### DATASET CONTENT

= = =

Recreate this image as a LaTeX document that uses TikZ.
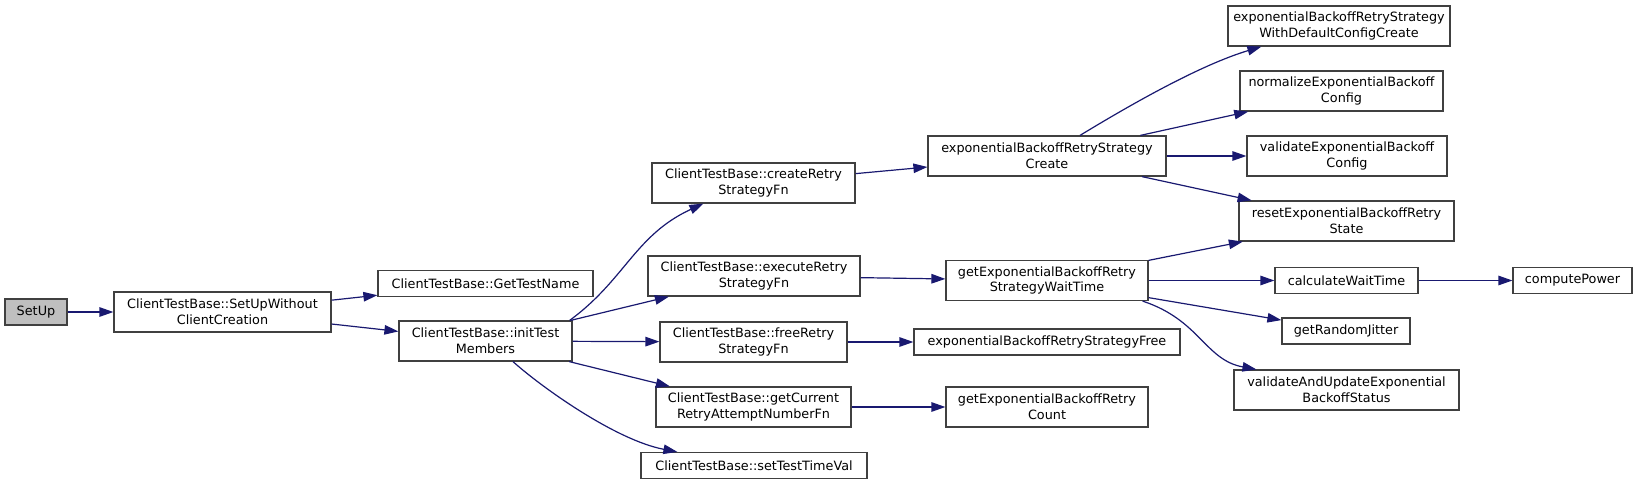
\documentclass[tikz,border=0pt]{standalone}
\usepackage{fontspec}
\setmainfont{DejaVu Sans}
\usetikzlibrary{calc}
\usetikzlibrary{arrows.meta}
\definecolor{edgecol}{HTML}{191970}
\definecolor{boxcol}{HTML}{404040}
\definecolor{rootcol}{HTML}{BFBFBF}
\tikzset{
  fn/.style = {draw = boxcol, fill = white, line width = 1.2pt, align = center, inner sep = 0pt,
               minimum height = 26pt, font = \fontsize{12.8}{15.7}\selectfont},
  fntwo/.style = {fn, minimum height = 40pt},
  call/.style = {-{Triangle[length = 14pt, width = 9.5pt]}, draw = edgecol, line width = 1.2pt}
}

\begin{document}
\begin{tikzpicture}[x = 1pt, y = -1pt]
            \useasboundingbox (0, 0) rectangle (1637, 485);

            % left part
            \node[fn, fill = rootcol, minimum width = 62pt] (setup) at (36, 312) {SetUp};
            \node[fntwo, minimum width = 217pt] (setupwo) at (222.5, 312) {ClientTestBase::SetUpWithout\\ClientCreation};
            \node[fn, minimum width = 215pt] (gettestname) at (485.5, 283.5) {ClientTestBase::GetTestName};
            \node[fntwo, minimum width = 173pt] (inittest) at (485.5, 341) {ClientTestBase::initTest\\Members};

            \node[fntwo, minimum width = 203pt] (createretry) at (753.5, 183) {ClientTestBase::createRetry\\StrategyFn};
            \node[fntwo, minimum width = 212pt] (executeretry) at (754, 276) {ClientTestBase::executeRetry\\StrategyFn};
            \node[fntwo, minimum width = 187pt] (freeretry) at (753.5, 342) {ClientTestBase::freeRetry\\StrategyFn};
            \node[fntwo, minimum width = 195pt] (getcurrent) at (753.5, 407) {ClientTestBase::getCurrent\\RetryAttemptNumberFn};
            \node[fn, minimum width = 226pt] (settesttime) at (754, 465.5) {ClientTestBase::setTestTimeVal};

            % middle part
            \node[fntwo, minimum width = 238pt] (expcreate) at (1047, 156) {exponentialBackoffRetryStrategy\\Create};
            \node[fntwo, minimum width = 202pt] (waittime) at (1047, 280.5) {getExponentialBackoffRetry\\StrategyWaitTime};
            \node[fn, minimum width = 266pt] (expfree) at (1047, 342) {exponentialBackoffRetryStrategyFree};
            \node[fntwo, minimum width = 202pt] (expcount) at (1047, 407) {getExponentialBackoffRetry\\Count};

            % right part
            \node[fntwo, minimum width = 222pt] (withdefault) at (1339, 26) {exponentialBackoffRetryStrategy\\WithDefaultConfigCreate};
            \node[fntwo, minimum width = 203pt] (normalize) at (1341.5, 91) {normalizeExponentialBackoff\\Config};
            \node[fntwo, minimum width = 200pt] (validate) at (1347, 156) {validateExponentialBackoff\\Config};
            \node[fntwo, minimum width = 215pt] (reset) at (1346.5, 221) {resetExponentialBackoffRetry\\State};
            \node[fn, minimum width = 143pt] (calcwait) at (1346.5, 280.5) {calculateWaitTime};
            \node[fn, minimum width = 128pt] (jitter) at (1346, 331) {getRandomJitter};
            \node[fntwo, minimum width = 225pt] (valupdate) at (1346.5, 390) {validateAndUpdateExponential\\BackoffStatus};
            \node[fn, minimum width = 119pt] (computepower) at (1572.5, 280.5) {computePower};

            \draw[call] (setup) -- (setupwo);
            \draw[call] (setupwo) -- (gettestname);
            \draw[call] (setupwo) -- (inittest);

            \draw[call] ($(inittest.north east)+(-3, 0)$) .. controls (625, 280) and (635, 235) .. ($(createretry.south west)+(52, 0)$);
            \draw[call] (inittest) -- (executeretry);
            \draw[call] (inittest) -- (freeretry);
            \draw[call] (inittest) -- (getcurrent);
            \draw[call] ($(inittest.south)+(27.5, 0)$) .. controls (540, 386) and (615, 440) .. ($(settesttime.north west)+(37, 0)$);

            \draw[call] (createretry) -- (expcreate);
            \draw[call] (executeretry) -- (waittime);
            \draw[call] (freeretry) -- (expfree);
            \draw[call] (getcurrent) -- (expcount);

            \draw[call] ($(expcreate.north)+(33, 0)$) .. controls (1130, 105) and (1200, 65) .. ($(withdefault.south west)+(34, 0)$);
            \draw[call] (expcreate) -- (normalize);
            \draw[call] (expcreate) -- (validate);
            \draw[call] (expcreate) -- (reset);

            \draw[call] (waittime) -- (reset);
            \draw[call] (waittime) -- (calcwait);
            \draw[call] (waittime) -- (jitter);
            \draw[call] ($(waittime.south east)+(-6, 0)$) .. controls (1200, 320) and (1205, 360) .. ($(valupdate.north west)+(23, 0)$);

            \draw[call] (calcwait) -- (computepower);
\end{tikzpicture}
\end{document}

= = =

### TASK PROMPT
Every line of the material is to be quoted exactly, with no pictures carried over.

### ANSWER FOR THE TASK
Recreate this image as a LaTeX document that uses TikZ.
\documentclass[tikz,border=0pt]{standalone}
\usepackage{fontspec}
\setmainfont{DejaVu Sans}
\usetikzlibrary{calc}
\usetikzlibrary{arrows.meta}
\definecolor{edgecol}{HTML}{191970}
\definecolor{boxcol}{HTML}{404040}
\definecolor{rootcol}{HTML}{BFBFBF}
\tikzset{
  fn/.style = {draw = boxcol, fill = white, line width = 1.2pt, align = center, inner sep = 0pt,
               minimum height = 26pt, font = \fontsize{12.8}{15.7}\selectfont},
  fntwo/.style = {fn, minimum height = 40pt},
  call/.style = {-{Triangle[length = 14pt, width = 9.5pt]}, draw = edgecol, line width = 1.2pt}
}

\begin{document}
\begin{tikzpicture}[x = 1pt, y = -1pt]
            \useasboundingbox (0, 0) rectangle (1637, 485);

            % left part
            \node[fn, fill = rootcol, minimum width = 62pt] (setup) at (36, 312) {SetUp};
            \node[fntwo, minimum width = 217pt] (setupwo) at (222.5, 312) {ClientTestBase::SetUpWithout\\ClientCreation};
            \node[fn, minimum width = 215pt] (gettestname) at (485.5, 283.5) {ClientTestBase::GetTestName};
            \node[fntwo, minimum width = 173pt] (inittest) at (485.5, 341) {ClientTestBase::initTest\\Members};

            \node[fntwo, minimum width = 203pt] (createretry) at (753.5, 183) {ClientTestBase::createRetry\\StrategyFn};
            \node[fntwo, minimum width = 212pt] (executeretry) at (754, 276) {ClientTestBase::executeRetry\\StrategyFn};
            \node[fntwo, minimum width = 187pt] (freeretry) at (753.5, 342) {ClientTestBase::freeRetry\\StrategyFn};
            \node[fntwo, minimum width = 195pt] (getcurrent) at (753.5, 407) {ClientTestBase::getCurrent\\RetryAttemptNumberFn};
            \node[fn, minimum width = 226pt] (settesttime) at (754, 465.5) {ClientTestBase::setTestTimeVal};

            % middle part
            \node[fntwo, minimum width = 238pt] (expcreate) at (1047, 156) {exponentialBackoffRetryStrategy\\Create};
            \node[fntwo, minimum width = 202pt] (waittime) at (1047, 280.5) {getExponentialBackoffRetry\\StrategyWaitTime};
            \node[fn, minimum width = 266pt] (expfree) at (1047, 342) {exponentialBackoffRetryStrategyFree};
            \node[fntwo, minimum width = 202pt] (expcount) at (1047, 407) {getExponentialBackoffRetry\\Count};

            % right part
            \node[fntwo, minimum width = 222pt] (withdefault) at (1339, 26) {exponentialBackoffRetryStrategy\\WithDefaultConfigCreate};
            \node[fntwo, minimum width = 203pt] (normalize) at (1341.5, 91) {normalizeExponentialBackoff\\Config};
            \node[fntwo, minimum width = 200pt] (validate) at (1347, 156) {validateExponentialBackoff\\Config};
            \node[fntwo, minimum width = 215pt] (reset) at (1346.5, 221) {resetExponentialBackoffRetry\\State};
            \node[fn, minimum width = 143pt] (calcwait) at (1346.5, 280.5) {calculateWaitTime};
            \node[fn, minimum width = 128pt] (jitter) at (1346, 331) {getRandomJitter};
            \node[fntwo, minimum width = 225pt] (valupdate) at (1346.5, 390) {validateAndUpdateExponential\\BackoffStatus};
            \node[fn, minimum width = 119pt] (computepower) at (1572.5, 280.5) {computePower};

            \draw[call] (setup) -- (setupwo);
            \draw[call] (setupwo) -- (gettestname);
            \draw[call] (setupwo) -- (inittest);

            \draw[call] ($(inittest.north east)+(-3, 0)$) .. controls (625, 280) and (635, 235) .. ($(createretry.south west)+(52, 0)$);
            \draw[call] (inittest) -- (executeretry);
            \draw[call] (inittest) -- (freeretry);
            \draw[call] (inittest) -- (getcurrent);
            \draw[call] ($(inittest.south)+(27.5, 0)$) .. controls (540, 386) and (615, 440) .. ($(settesttime.north west)+(37, 0)$);

            \draw[call] (createretry) -- (expcreate);
            \draw[call] (executeretry) -- (waittime);
            \draw[call] (freeretry) -- (expfree);
            \draw[call] (getcurrent) -- (expcount);

            \draw[call] ($(expcreate.north)+(33, 0)$) .. controls (1130, 105) and (1200, 65) .. ($(withdefault.south west)+(34, 0)$);
            \draw[call] (expcreate) -- (normalize);
            \draw[call] (expcreate) -- (validate);
            \draw[call] (expcreate) -- (reset);

            \draw[call] (waittime) -- (reset);
            \draw[call] (waittime) -- (calcwait);
            \draw[call] (waittime) -- (jitter);
            \draw[call] ($(waittime.south east)+(-6, 0)$) .. controls (1200, 320) and (1205, 360) .. ($(valupdate.north west)+(23, 0)$);

            \draw[call] (calcwait) -- (computepower);
\end{tikzpicture}
\end{document}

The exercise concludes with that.